Ahhhhh....the dreaded married guy who smokes cigars and the wife don't approve syndrome. Been there and dealt with it and here's my advice as telling others as to how to handle it. 

1. Have an honest open conversation with her and tell her WHY you smoke cigars. A. They reduce your stress and that makes your quality of life better. B. At the first sign of health issues you'll stop.

2. Every human being has vices...women have them as well...wine, shopping for clothing and jewelry and purses and furniture...sometimes to an extreme and tons more than cigars cost...but we indulge our wives and G/F because they enjoy what they do. ..so why can't husband's or B/F's enjoy something that really gives them pleasure? 

3. Compromise. ...that means we shower/cleanup after our our "cigar time" so we're not gagging them with our manly tobacco cologne. 
A. There are products that neutralize the smell....mouthwash and toothpaste and soap.

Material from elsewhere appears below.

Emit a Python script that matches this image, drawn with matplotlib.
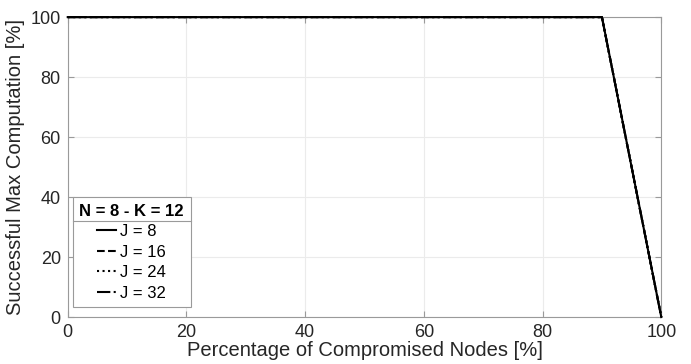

4. If your mate is unacceptable to you doing this then take a sharp knife and neuter yourself. ..life and marriage is a compromise I assure you and instead of going out and getting drunk...or chasing women...or a half dozen other things out there then if cigars are a deal-breaker. ...you've got far worse problems than you think.

I had this conversation with my wife before we got married and even though she doesn't like cigars...she understood where I was coming from...that I respected her enough to have an adult conversation and that I needed my own personal vice/habit to deal with my own stressful things in life. To this day we've not had to address my cigar habit.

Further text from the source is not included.